— Instruction —
Omit every picture, and retype the lines that run from the beginning of the data below through the line containing "import pandas as pd", inclusive.

— Information supplied —

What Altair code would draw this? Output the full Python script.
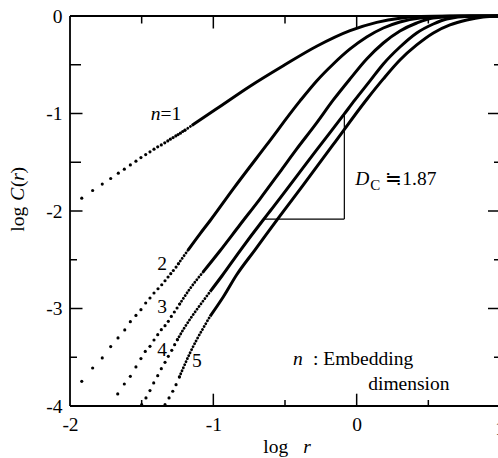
import altair as alt
import pandas as pd

# ---------------- data (log r , log C(r)) ----------------
n1_dot_x = [-1.918, -1.842, -1.775, -1.716, -1.663, -1.621, -1.579, -1.540, -1.505, -1.472, -1.442, -1.414,
            -1.388, -1.363, -1.339, -1.318, -1.300, -1.281, -1.262, -1.246, -1.230, -1.214, -1.198]
n1_dot_y = [-1.868, -1.790, -1.724, -1.667, -1.612, -1.571, -1.527, -1.489, -1.452, -1.421, -1.393, -1.366,
            -1.342, -1.322, -1.301, -1.281, -1.263, -1.247, -1.230, -1.216, -1.202, -1.185, -1.171]
n1_line_x = [-1.198, -1.150, -0.980, -0.744, -0.512, -0.279, -0.046, 0.140, 0.302, 0.450, 0.650, 0.861, 1.0]
n1_line_y = [-1.171, -1.123, -0.955, -0.720, -0.510, -0.310, -0.150, -0.065, -0.022, -0.006, -0.001, 0.0, 0.0]

n2_dot_x = [-1.918, -1.842, -1.775, -1.716, -1.665, -1.618, -1.579, -1.540, -1.505, -1.472, -1.442, -1.414,
            -1.386, -1.360, -1.337, -1.316, -1.297, -1.279, -1.260, -1.244]
n2_dot_y = [-3.747, -3.610, -3.507, -3.391, -3.302, -3.220, -3.135, -3.071, -3.012, -2.944, -2.892, -2.841,
            -2.797, -2.756, -2.715, -2.677, -2.643, -2.610, -2.575, -2.541]
n2_line_x = [-1.244, -1.175, -1.093, -1.023, -0.861, -0.628, -0.395, -0.279, -0.163, -0.046, 0.070, 0.186,
             0.302, 0.442, 0.651, 1.0]
n2_line_y = [-2.541, -2.398, -2.234, -2.100, -1.773, -1.322, -0.871, -0.666, -0.492, -0.338, -0.215, -0.123,
             -0.061, -0.020, -0.002, 0.0]

n3_dot_x = [-1.667, -1.621, -1.579, -1.540, -1.505, -1.475, -1.442, -1.414, -1.388, -1.363, -1.337, -1.314,
            -1.293, -1.272, -1.253, -1.235]
n3_dot_y = [-3.876, -3.774, -3.696, -3.599, -3.514, -3.440, -3.388, -3.323, -3.268, -3.217, -3.176, -3.132,
            -3.081, -3.036, -2.995, -2.954]
n3_line_x = [-1.235, -1.163, -1.070, -0.953, -0.814, -0.674, -0.535, -0.423, -0.279, -0.163, -0.046, 0.070,
             0.186, 0.302, 0.419, 0.533, 0.721, 1.0]
n3_line_y = [-2.954, -2.797, -2.623, -2.408, -2.141, -1.875, -1.598, -1.373, -1.096, -0.861, -0.645, -0.441,
             -0.277, -0.154, -0.072, -0.020, -0.002, 0.0]

n4_dot_x = [-1.500, -1.470, -1.442, -1.416, -1.388, -1.363, -1.337, -1.314, -1.290, -1.270, -1.251]
n4_dot_y = [-3.986, -3.917, -3.842, -3.763, -3.689, -3.617, -3.552, -3.491, -3.429, -3.371, -3.320]
n4_line_x = [-1.251, -1.210, -1.163, -1.116, -1.070, -1.023, -0.939, -0.814, -0.651, -0.605, -0.279, -0.086,
             -0.012, 0.093, 0.186, 0.302, 0.419, 0.535, 0.628, 0.791, 1.0]
n4_line_y = [-3.320, -3.217, -3.110, -3.012, -2.920, -2.828, -2.664, -2.408, -2.090, -2.003, -1.373, -1.004,
             -0.861, -0.666, -0.492, -0.318, -0.174, -0.082, -0.031, -0.003, 0.0]

n5_dot_x = [-1.337, -1.309, -1.283, -1.260, -1.237]
n5_dot_y = [-3.986, -3.917, -3.849, -3.781, -3.702]
n5_line_x = [-1.237, -1.210, -1.163, -1.116, -1.070, -1.023, -0.930, -0.837, -0.709, -0.535, -0.372, -0.163,
             0.070, 0.186, 0.302, 0.419, 0.535, 0.651, 0.768, 0.882, 1.0]
n5_line_y = [-3.702, -3.610, -3.456, -3.320, -3.200, -3.081, -2.880, -2.654, -2.398, -2.049, -1.732, -1.317,
             -0.856, -0.645, -0.451, -0.297, -0.174, -0.092, -0.041, -0.010, 0.0]

# log r where each curve's dense dots merge into a solid trace
solid_from = [-1.150, -1.175, -1.070, -1.023, -1.023]

# slope triangle (D_c ~ 1.87)
tri_x = [-0.651, -0.086]
tri_y = [-2.083, -1.004]

# axis tick values
x_tick_labels = [-2, -1, 0]
y_tick_labels = [0, -1, -2, -3, -4]
side_ticks = [-0.5, -1, -1.5, -2, -2.5, -3, -3.5]
horiz_ticks = [-1.5, -1, -0.5, 0, 0.5]

# ---------------- layout ----------------
W, H = 428, 390
X_PER_PX = 3.0 / 430
Y_PER_PX = 4.0 / 390
X_MAX = -2 + W * X_PER_PX
SERIF = "Liberation Serif, Times New Roman, serif"
FS = 19.5

xs = alt.Scale(domain=[-2, X_MAX], nice=False, zero=False)
ys = alt.Scale(domain=[-4, 0], nice=False, zero=False)
xaxis = alt.Axis(values=x_tick_labels, labelExpr="'' + datum.value", domain=False, ticks=False, grid=False,
                 title=None, labelFont=SERIF, labelFontSize=FS, labelColor="black", labelPadding=9,
                 labelFlush=False, labelOverlap=False)
yaxis = alt.Axis(values=y_tick_labels, labelExpr="'' + datum.value", domain=False, ticks=False, grid=False,
                 title=None, labelFont=SERIF, labelFontSize=FS, labelColor="black", labelPadding=8,
                 labelFlush=False, labelOverlap=False)


def X(f="logr"):
    return alt.X(f"{f}:Q", scale=xs, axis=xaxis)


def Y(f="logC"):
    return alt.Y(f"{f}:Q", scale=ys, axis=yaxis)


dot_frames, fine_frames, solid_frames = [], [], []
for n, (dx, dy, lx, ly) in enumerate([
        (n1_dot_x, n1_dot_y, n1_line_x, n1_line_y),
        (n2_dot_x, n2_dot_y, n2_line_x, n2_line_y),
        (n3_dot_x, n3_dot_y, n3_line_x, n3_line_y),
        (n4_dot_x, n4_dot_y, n4_line_x, n4_line_y),
        (n5_dot_x, n5_dot_y, n5_line_x, n5_line_y)], start=1):
    dot_frames.append(pd.DataFrame({"logr": dx, "logC": dy, "n": n}))
    line = pd.DataFrame({"logr": lx, "logC": ly, "n": n})
    s = solid_from[n - 1]
    fine_frames.append(line[line.logr <= s + 1e-9])
    solid_frames.append(line[line.logr >= s - 1e-9])
dots_df = pd.concat(dot_frames, ignore_index=True)
fine_df = pd.concat(fine_frames, ignore_index=True)
solid_df = pd.concat(solid_frames, ignore_index=True)

# frame + inward ticks
rules = []
rules += [dict(logr=-2, logr2=1, logC=0, logC2=0, w=1.8), dict(logr=-2, logr2=1, logC=-4, logC2=-4, w=1.8),
          dict(logr=-2, logr2=-2, logC=-4, logC2=0, w=1.8), dict(logr=1, logr2=1, logC=-4, logC2=0, w=1.8)]
left_len = [11, 12.5, 11, 12.5, 7, 12.5, 7]
right_len = [6, 12, 6, 12, 6, 12, 6]
for v, a, b in zip(side_ticks, left_len, right_len):
    rules.append(dict(logr=-2, logr2=-2 + a * X_PER_PX, logC=v, logC2=v, w=1.5))
    rules.append(dict(logr=1, logr2=1 - b * X_PER_PX, logC=v, logC2=v, w=1.5))
bottom_len = [6, 12.3, 6, 12.3, 6]
top_len = [7.5, 12.5, 7.5, 12.5, 7.5]
for v, a, b in zip(horiz_ticks, bottom_len, top_len):
    rules.append(dict(logr=v, logr2=v, logC=-4, logC2=-4 + a * Y_PER_PX, w=1.5))
    rules.append(dict(logr=v, logr2=v, logC=0, logC2=-b * Y_PER_PX, w=1.5))
rules.append(dict(logr=tri_x[0], logr2=tri_x[1], logC=tri_y[0], logC2=tri_y[0], w=1.2))
rules.append(dict(logr=tri_x[1], logr2=tri_x[1], logC=tri_y[0], logC2=tri_y[1], w=1.2))
rules_df = pd.DataFrame(rules)

frame = alt.Chart(rules_df).mark_rule(color="black").encode(
    x=X(), x2="logr2:Q", y=Y(), y2="logC2:Q",
    strokeWidth=alt.StrokeWidth("w:Q", scale=None, legend=None))

solid = alt.Chart(solid_df).mark_line(color="black", strokeWidth=3, interpolate="monotone").encode(
    x=X(), y=Y(), detail="n:N")
fine = alt.Chart(fine_df).mark_line(color="black", strokeWidth=2.8, interpolate="monotone",
                                    strokeDash=[0.1, 3.2], strokeCap="round").encode(
    x=X(), y=Y(), detail="n:N")
dots = alt.Chart(dots_df).mark_circle(color="black", size=10, opacity=1).encode(x=X(), y=Y())

# annotations
roman_text = ["=1", "2", "3", "4", "5", "\u22521.87", ": Embedding", "dimension", "log", "1"]
roman_x = [-1.369, -1.358, -1.358, -1.358, -1.114, 0.200, -0.305, 0.081, -0.651, 1.0]
roman_y = [-1.066, -2.602, -3.043, -3.484, -3.596, -1.732, -3.576, -3.832, -4.478, -4.300]
roman_align = ["left", "center", "center", "center", "center", "left", "left", "left", "left", "center"]

italic_text = ["n", "D", "n", "r"]
italic_x = [-1.369, -0.010, -0.444, -0.372]
italic_y = [-1.066, -1.732, -3.576, -4.478]
italic_align = ["right", "left", "left", "left"]

sub_text = ["C"]
sub_x = [0.095]
sub_y = [-1.783]

ytitle_text = ["log", "C", "(", "r", ")"]
ytitle_y = [-2.213, -1.896, -1.755, -1.690, -1.615]
ytitle_italic = [False, True, False, True, False]
ytitle_x = -2.321

roman_df = pd.DataFrame({"logr": roman_x, "logC": roman_y, "label": roman_text, "al": roman_align})
italic_df = pd.DataFrame({"logr": italic_x, "logC": italic_y, "label": italic_text, "al": italic_align})

text_layers = []
for al in ["left", "center", "right"]:
    sub = roman_df[roman_df.al == al]
    if len(sub):
        text_layers.append(alt.Chart(sub).mark_text(font=SERIF, fontSize=FS, align=al, baseline="alphabetic",
                                                    color="black").encode(x=X(), y=Y(), text="label:N"))
    sub = italic_df[italic_df.al == al]
    if len(sub):
        text_layers.append(alt.Chart(sub).mark_text(font=SERIF, fontSize=FS, fontStyle="italic", align=al,
                                                    baseline="alphabetic", color="black").encode(
            x=X(), y=Y(), text="label:N"))

text_layers.append(alt.Chart(pd.DataFrame({"logr": sub_x, "logC": sub_y, "label": sub_text})).mark_text(
    font=SERIF, fontSize=15, align="left", baseline="alphabetic", color="black").encode(x=X(), y=Y(),
                                                                                         text="label:N"))

for it in [False, True]:
    sel = [i for i, v in enumerate(ytitle_italic) if v == it]
    df = pd.DataFrame({"logr": [ytitle_x] * len(sel), "logC": [ytitle_y[i] for i in sel],
                       "label": [ytitle_text[i] for i in sel]})
    kw = dict(font=SERIF, fontSize=FS, align="left", baseline="alphabetic", angle=270, color="black")
    if it:
        kw["fontStyle"] = "italic"
    text_layers.append(alt.Chart(df).mark_text(**kw).encode(x=X(), y=Y(), text="label:N"))

chart = alt.layer(frame, fine, solid, dots, *text_layers).properties(
    width=W, height=H,
    autosize=alt.AutoSizeParams(type="none"),
    padding={"left": 70, "top": 16, "right": 0, "bottom": 52},
).configure_view(stroke=None).configure(background="white")

chart.save("out.html", embed_options={"renderer": "svg", "actions": False})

— Full response —
What Altair code would draw this? Output the full Python script.
import altair as alt
import pandas as pd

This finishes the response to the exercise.